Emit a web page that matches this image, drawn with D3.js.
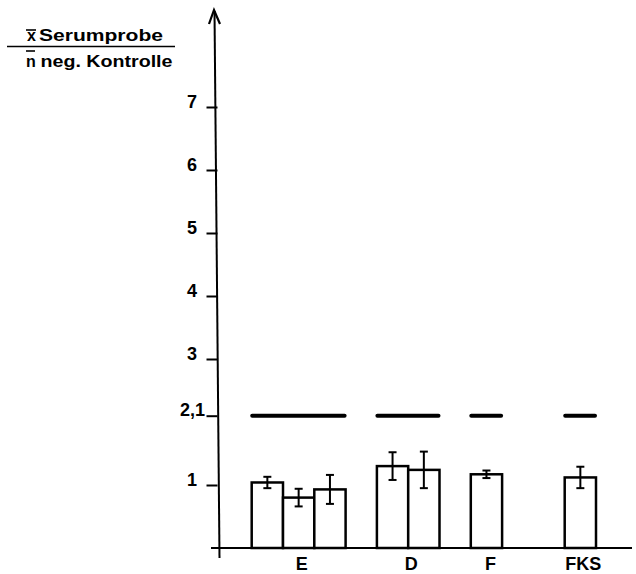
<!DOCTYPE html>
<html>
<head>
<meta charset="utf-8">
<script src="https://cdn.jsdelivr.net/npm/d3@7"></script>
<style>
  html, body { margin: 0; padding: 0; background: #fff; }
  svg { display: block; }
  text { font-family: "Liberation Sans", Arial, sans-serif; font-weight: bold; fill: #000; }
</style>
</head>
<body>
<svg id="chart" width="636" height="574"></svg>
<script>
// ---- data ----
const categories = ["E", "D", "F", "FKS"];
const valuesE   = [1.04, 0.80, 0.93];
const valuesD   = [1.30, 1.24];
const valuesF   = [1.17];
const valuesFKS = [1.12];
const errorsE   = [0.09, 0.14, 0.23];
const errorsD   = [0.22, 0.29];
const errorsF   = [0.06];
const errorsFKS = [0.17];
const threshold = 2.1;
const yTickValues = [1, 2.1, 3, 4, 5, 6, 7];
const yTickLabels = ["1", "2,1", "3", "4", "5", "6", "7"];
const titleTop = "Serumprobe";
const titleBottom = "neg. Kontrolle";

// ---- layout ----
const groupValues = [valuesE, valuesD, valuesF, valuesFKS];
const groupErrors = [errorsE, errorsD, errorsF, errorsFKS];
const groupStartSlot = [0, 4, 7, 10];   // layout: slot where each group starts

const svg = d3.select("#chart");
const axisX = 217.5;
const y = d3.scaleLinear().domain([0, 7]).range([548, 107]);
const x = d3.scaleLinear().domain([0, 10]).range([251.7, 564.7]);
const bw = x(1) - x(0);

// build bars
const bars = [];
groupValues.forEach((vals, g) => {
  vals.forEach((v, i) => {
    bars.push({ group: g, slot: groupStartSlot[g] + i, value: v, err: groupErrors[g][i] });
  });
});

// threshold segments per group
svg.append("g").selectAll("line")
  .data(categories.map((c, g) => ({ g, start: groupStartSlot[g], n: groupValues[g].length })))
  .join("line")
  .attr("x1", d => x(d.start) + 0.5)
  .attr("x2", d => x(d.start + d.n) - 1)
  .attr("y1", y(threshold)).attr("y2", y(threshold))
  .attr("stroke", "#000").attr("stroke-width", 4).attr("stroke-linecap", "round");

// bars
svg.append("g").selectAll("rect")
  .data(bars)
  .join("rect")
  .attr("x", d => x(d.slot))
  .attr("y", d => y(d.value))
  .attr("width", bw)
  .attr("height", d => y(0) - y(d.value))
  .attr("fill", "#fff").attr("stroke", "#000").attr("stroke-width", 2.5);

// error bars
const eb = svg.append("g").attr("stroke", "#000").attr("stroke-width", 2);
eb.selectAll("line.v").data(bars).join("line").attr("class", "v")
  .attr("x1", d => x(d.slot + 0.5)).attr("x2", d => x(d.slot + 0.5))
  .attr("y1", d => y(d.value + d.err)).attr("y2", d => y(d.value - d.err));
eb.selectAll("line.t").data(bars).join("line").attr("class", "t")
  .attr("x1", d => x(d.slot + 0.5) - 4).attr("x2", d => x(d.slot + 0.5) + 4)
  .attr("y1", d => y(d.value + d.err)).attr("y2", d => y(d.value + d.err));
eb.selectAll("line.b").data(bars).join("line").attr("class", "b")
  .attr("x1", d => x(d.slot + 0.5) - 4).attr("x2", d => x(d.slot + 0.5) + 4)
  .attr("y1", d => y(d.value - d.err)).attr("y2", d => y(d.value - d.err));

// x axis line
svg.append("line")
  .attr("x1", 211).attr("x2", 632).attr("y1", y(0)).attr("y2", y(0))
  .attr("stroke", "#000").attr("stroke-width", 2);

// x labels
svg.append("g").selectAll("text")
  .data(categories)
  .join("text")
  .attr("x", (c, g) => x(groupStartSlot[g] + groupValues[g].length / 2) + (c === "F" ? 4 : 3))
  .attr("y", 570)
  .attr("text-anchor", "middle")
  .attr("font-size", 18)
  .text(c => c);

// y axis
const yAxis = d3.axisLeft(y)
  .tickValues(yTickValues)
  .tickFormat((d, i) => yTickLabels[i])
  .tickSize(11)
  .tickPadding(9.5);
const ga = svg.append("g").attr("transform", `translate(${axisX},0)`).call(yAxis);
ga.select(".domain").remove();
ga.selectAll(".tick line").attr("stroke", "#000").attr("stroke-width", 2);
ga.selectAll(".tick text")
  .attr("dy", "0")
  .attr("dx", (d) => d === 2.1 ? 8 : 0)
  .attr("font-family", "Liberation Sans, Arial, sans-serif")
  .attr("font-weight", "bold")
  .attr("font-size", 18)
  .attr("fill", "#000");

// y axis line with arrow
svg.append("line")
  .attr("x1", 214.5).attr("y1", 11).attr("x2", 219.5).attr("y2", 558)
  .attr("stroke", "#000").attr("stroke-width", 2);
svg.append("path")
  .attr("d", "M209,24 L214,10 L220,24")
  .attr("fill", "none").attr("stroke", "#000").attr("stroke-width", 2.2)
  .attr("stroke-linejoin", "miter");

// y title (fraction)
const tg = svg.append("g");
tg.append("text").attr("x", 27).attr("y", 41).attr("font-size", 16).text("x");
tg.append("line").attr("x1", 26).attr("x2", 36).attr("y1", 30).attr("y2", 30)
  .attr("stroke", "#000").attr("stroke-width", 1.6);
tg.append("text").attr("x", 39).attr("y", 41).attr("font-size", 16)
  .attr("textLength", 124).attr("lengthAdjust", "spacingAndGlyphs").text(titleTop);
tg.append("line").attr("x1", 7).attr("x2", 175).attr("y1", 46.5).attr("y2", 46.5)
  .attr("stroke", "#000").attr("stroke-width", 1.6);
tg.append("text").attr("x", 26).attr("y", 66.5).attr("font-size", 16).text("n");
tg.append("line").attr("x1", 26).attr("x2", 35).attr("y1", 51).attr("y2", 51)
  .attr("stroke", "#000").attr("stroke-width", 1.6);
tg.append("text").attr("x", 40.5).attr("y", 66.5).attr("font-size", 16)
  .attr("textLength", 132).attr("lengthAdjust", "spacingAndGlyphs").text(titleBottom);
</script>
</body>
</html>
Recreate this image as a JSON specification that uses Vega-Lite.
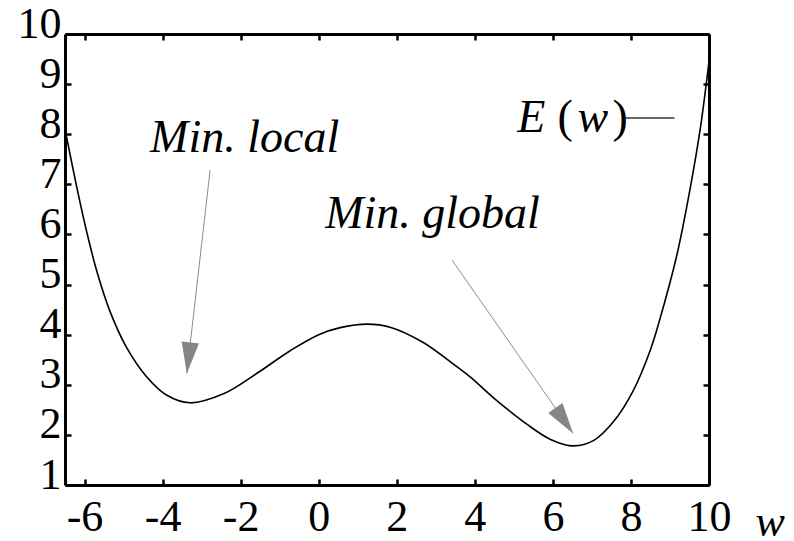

+ + + + + + +

▶ Aim of the task
Every line that holds the string "image" should be returned.

▶ Answer to the task
Emit a web page that matches this image, drawn with D3.js.
Recreate this image as a JSON specification that uses Vega-Lite.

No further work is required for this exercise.